I'm working on an automated update system for a legacy server/client software package written in Delphi. The way I'm designing it is so the client's (customer's) server machine runs a service which...
- periodically checks online for new versions
- automatically downloads files
- hosts latest version information for all client machines
- hosts files for client machines to update
Once this service has downloaded update files, it raises a flag in the database alerting all client machines that updates are available. BUT, the thing is, the server must be installed first. So, an administrator would see this message and approve the update. However, the administrator must schedule a time for it to install. At that scheduled time, the server will update its self. If everything was successful, it will raise another flag in the database for all client machines to also update. If anything happened, it will restore the backup which was made before the install.
My question is... Is this good practice? Of course automated updates is a very good thing... if done right. This software is used in real-time in retail and wholesale environments, so if anything goes wrong during this scheduled installation, people could come to work the next morning to a broken system. The point is, no matter how automated I make this, an administrator still needs to ensure everything went smooth.
- client machines must know not only the database server info, but also their update server info.

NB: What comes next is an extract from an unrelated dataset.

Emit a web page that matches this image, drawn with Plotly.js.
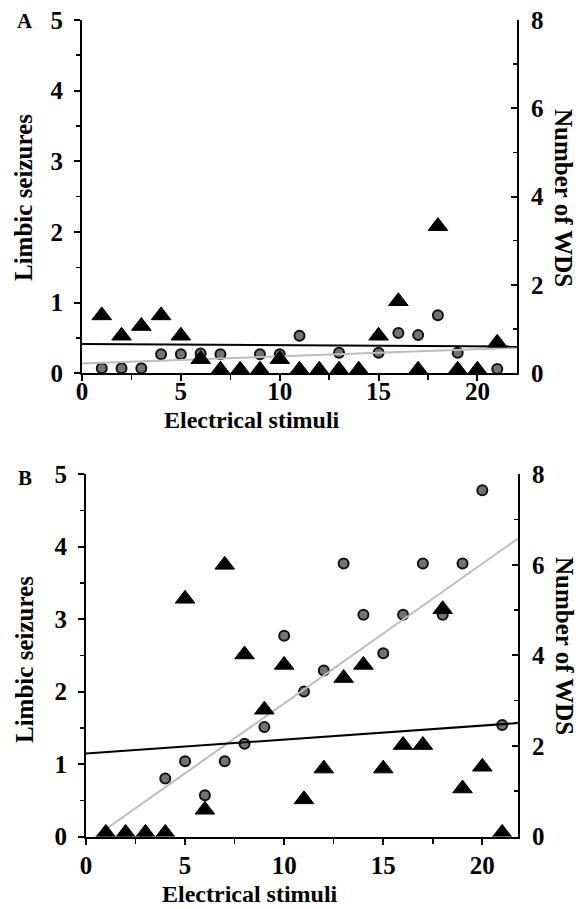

- server machine might be at another location which might require firewall configuration
- database changes may give unforeseen results, which aren't known until something bad happens
- client machines may be shut down and need to update once it starts
- a list full of possible scenarios which may go wrong
So in this situation, would you feel comfortable making a 100% automated updating system for a sensitive software? Because some of our clients have up to 50 client computers which need to be updated to match their server's database.